AI soundalikes are everywhere. A decade-old lawsuit gave artists a way to fight back, but with no united front, big tech is scraping music unchecked.
Ryan Schmidt, Esq., is an Entertainment Attorney, Music Business Educator, and the Co-Founder of the music-ed tech app Foundation. For him, the blueprint for today’s AI copyright battles was laid by a courtroom clash over creative ownership more than a decade ago.
A fractured frontline: “What wasn’t okay pre-AI is still not okay,” Schmidt says. “Just like it was illegal to burn a CD or download an MP3, it’s illegal to do those same types of actions in the name of AI.”
But that legal clarity hasn’t translated into protection for most artists. Schmidt argues it’s being exploited by big tech, thanks to the industry’s decentralized nature. Unlike film and television—with their powerful, unified unions—music is fragmented, leaving independent artists shut out of the “consent, credit, and compensation conversation” while their work is scraped to train the very models now under fire.
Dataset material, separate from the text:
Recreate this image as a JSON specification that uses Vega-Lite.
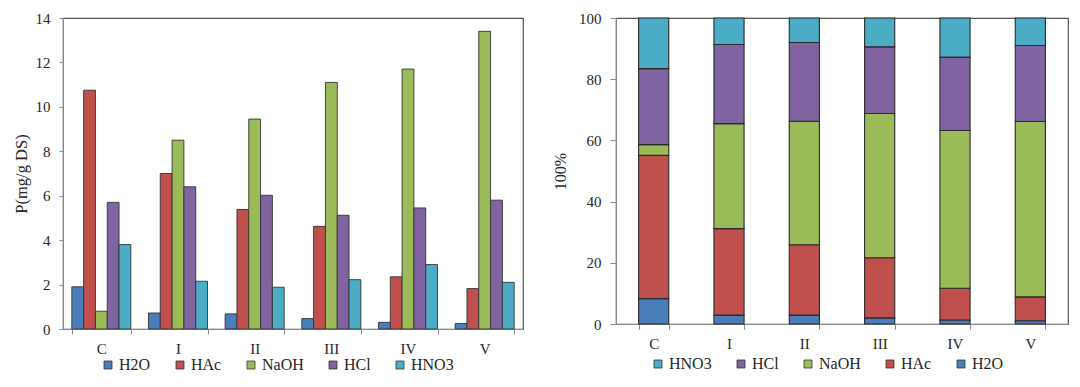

Blurred legal lines: A decade-old controversy still echoes through today’s music debates. “Everyone points to sampling, but everything really changed 10 years ago with the ‘Blurred Lines’ case,” Schmidt says. “We finally put a legal lens on music creation, and just because something was an accepted practice didn't mean it was legal.” The case became a cultural turning point. Sensitivity around infringement has only grown since, creating an environment where AI-generated music faces scrutiny not just for what it copies, but for how it imitates.

Court over Congress: When it comes to regulation, Schmidt is betting on the courts, not a legislative overhaul. “I don't think we can expect a complete overhaul of the U.S. Copyright Act,” he says. “It's more likely going to come through the courts, with judges finding the Copyright Office’s guidance very persuasive.” To protect those independent artists, he also champions the NO FAKES Act, which grants federal protection against unauthorized AI voice clones and deepfakes.
Poisoning the well: Alongside the legal fight, a technological arms race is unfolding. Schmidt points to emerging tools like data "poisoning" that arm artists with a defensive edge. “When an AI model ingests it, the file is completely destroyed,” he explains. “It can’t hear the song it’s trying to train on.”
The global loophole: Schmidt offers a sobering reality check: even with robust U.S. protections, the fight is global. “No matter what the U.S. copyright law says, it's unavoidable,” he warns, pointing to companies in territories with looser IP laws that can scrape and train with impunity. It's a loophole domestic policy can't close—and one that turns copyright into a competitive disadvantage.
But as a global leader in tech innovation, the U.S. still has the chance to help set the tone for how AI and human creativity can ethically and legally coexist. “We're not powerless—there’s still time to get this right,” Schmidt says. “But only if we stop pretending the rules no longer apply."